The influence of water-induced crystallization on the photoelectrochemical properties of porous anodic tin oxide films

Abstract

Nanoporous SnOx films with ultra-small channels (<20nm in diameter) were synthesized by one-step anodic oxidation of Sn foil in 1M sodium hydroxide. Then, as-prepared materials were immersed in distilled water for various durations (2–120h) to find out whether a simple soaking process can affect the photoelectrochemical performance of such kind of photoanodes. It was confirmed that during exposure to water, spontaneous crystallization of the amorphous SnOx matrix into rutile-type SnO2 occurs via a dissolution–redeposition process, which results in a gradual loss of the initial porous morphology and thinning of the anodic film.

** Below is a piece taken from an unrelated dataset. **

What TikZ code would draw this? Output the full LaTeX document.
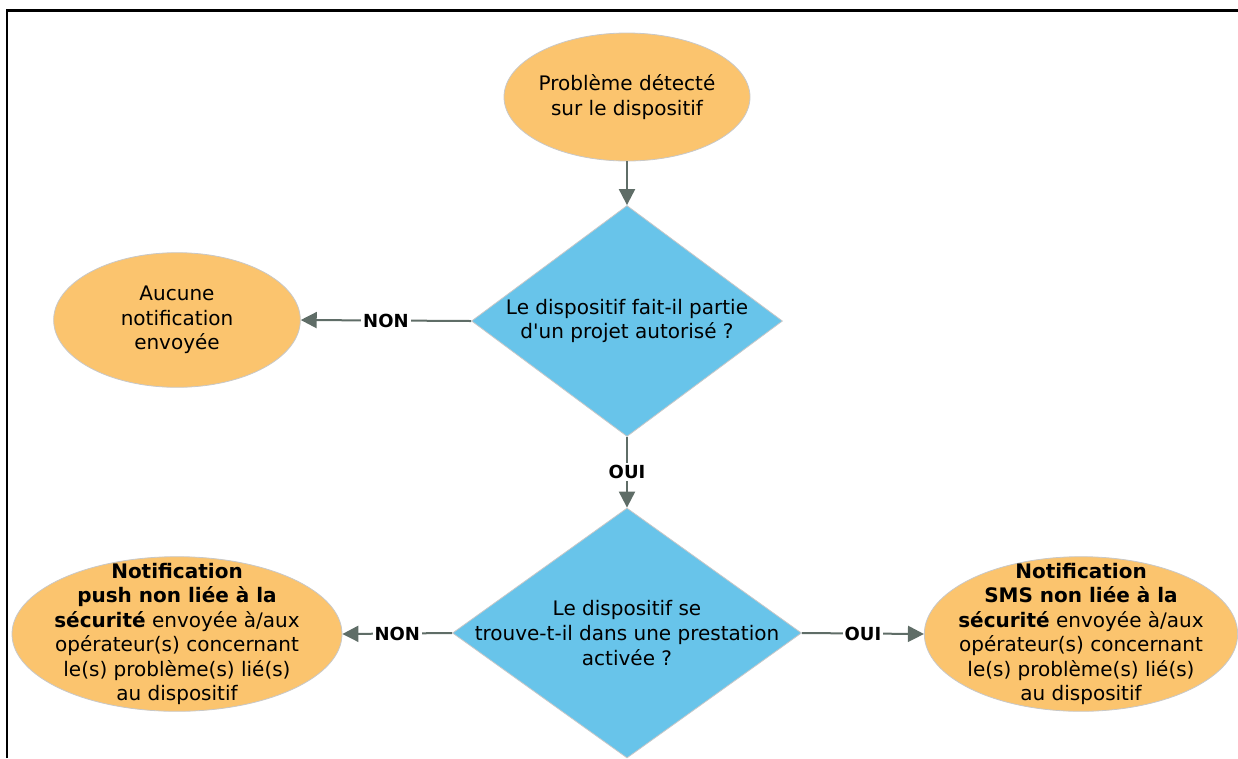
\documentclass[tikz,border=0pt]{standalone}
\usepackage{fontspec}
\setmainfont{DejaVu Sans}
\usetikzlibrary{shapes.geometric,arrows.meta}

\definecolor{orangeboite}{RGB}{251,196,110}
\definecolor{bleudecision}{RGB}{104,196,234}
\definecolor{gristrait}{RGB}{95,109,103}
\definecolor{grisbord}{RGB}{200,200,200}

\tikzset{
    texte/.style={align=center, inner sep=0pt, font=\fontsize{15}{18.4}\selectfont},
    etat/.style={ellipse, fill=orangeboite, draw=grisbord, line width=0.6pt,
        inner sep=0pt},
    question/.style={diamond, fill=bleudecision, draw=grisbord, line width=0.6pt,
        inner sep=0pt},
    fleche/.style={draw=gristrait, line width=1.5pt,
        -{Triangle[length=12pt,width=12pt]}},
    reponse/.style={fill=white, inner sep=1.5pt, text=black,
        font=\fontsize{13.5}{15}\selectfont\bfseries}
}

\begin{document}
\begin{tikzpicture}[x=0.75pt,y=-0.75pt]
    \useasboundingbox (0,0) rectangle (1238,758);

    % Cadre
    \draw[line width=1.8pt] (7,758) -- (7,10.5) -- (1238,10.5);

    % Formes
    \node[etat, minimum width=184.5pt, minimum height=96pt] (probleme) at (627,97) {};
    \node[question, minimum width=233.25pt, minimum height=173.25pt] (projet) at (627,321) {};
    \node[etat, minimum width=185pt, minimum height=101pt] (aucune) at (177,320) {};
    \node[question, minimum width=261.75pt, minimum height=187.5pt] (prestation) at (627,633) {};
    \node[etat, minimum width=247.5pt, minimum height=116pt] (push) at (177,634) {};
    \node[etat, minimum width=235pt, minimum height=116pt] (sms) at (1081,634) {};

    % Textes
    \node[texte] (probleme-texte) at (probleme) {Problème détecté\\sur le dispositif};
    \node[texte] (projet-texte) at (projet) {Le dispositif fait-il partie\\d\textquotesingle un projet autorisé ?};
    \node[texte] (aucune-texte) at (aucune) {Aucune\\notification\\envoyée};
    \node[texte] (prestation-texte) at (prestation)
        {Le dispositif se\\trouve-t-il dans une prestation\\activée ?};
    \node[texte] (push-texte) at (push)
        {\textbf{Notification}\\\textbf{push non liée à la}\\\textbf{sécurité} envoyée à/aux\\opérateur(s) concernant\\le(s) problème(s) lié(s)\\au dispositif};
    \node[texte] (sms-texte) at (sms)
        {\textbf{Notification}\\\textbf{SMS non liée à la}\\\textbf{sécurité} envoyée à/aux\\opérateur(s) concernant\\le(s) problème(s) lié(s)\\au dispositif};

    % Liens
    \draw[fleche] (probleme) -- (projet);
    \draw[fleche] (projet.west) -- node[reponse] {NON} (aucune.east);
    \draw[fleche] (projet.south) -- node[reponse] {OUI} (prestation.north);
    \draw[fleche] (prestation.west) -- node[reponse] {NON} (push.east);
    \draw[fleche] (prestation.east) -- node[reponse] {OUI} (sms.west);
\end{tikzpicture}
\end{document}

Moreover, due to the formation of less defective, more stoichiometric, and crystalline SnO2-x, gradual widening of the semiconductor band gap, the cathodic shift of the flat band and onset potentials, as well as decrease in the donor density are observed. All these factors are the reason for the significant deterioration of the photoelectrochemical performance of SnOx photoanodes during their exposure to water. Therefore, it was confirmed that even slight differences in the experimental procedure, especially sample washing, drying, and storage, can result in meaningful changes in the composition, and the photoelectrochemical properties of anodically generated tin oxide films.